Legendary and often controversial 83-year-old illustrator and author Tomi Ungerer was described at last week’s Offset London conference as “one of the least well-known greatest artists of the 20th century”.
True enough, Ungerer’s brave satire has long been under the radar of mainstream culture, and sometimes banished from it altogether. While his work spans well-loved children’s books, his portfolio also includes radical posters speaking out against segregation during the Civil Rights movement in the 1960s, a memoir of his experiences under Nazi rule and sexualised 1970s magazine covers that were banned in the United States.
Last week, Ungerer spoke at Offset about his extensive career across continents, which has seen him publish in French, with wit and candour. We pick out some key pieces of insight from the talk, shedding light on his life to date.
On his darker work
“My work has often been inspired by the concept of death.”
“There’s no art without despair.”
On the power of creativity
“Your best weapon is your word.”
“I’m fascinated by words and ontology.”
“I fell in love with design 34 years ago.”
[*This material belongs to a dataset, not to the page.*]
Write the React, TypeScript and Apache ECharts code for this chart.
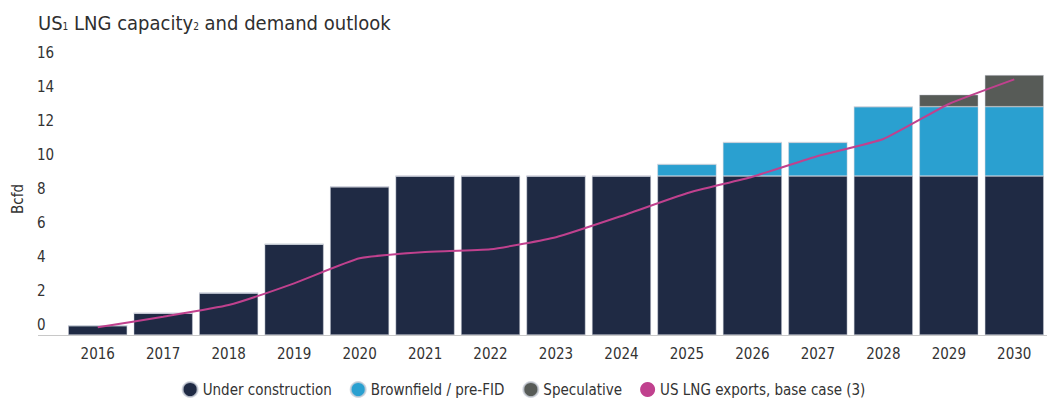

On joining the Méharistes (French Camel Corps) in 1952
“I joined the army, because I’m a pacifist.”
“New York was the land of opportunity for me.”
“For 35 years, I was blacklisted in the US – I wasn’t able to receive post.”
“Without taboos, you can do anything you want. Freedom is an essential thing.”
On his children’s books
“My children’s books were more of a sideline. I write in German, French and English, and have a style for each.”
“Whenever I have a new book, I have a new style, a different way of expressing myself. I don’t want to be branded.”
“A white page is like a black hole where you can get lost.”
“Always use cheap paper, and do the same drawing 20 or 30 times.”
On advising young illustrators
“Everybody has their own creative process. The essential discipline is to collect knowledge. The more knowledge you get, the more you can compare.”
“The art of drawing is essential. Sketch, sketch, sketch.”
“I don’t know what a great illustrator is, but I know there is nothing more boring than perfection.”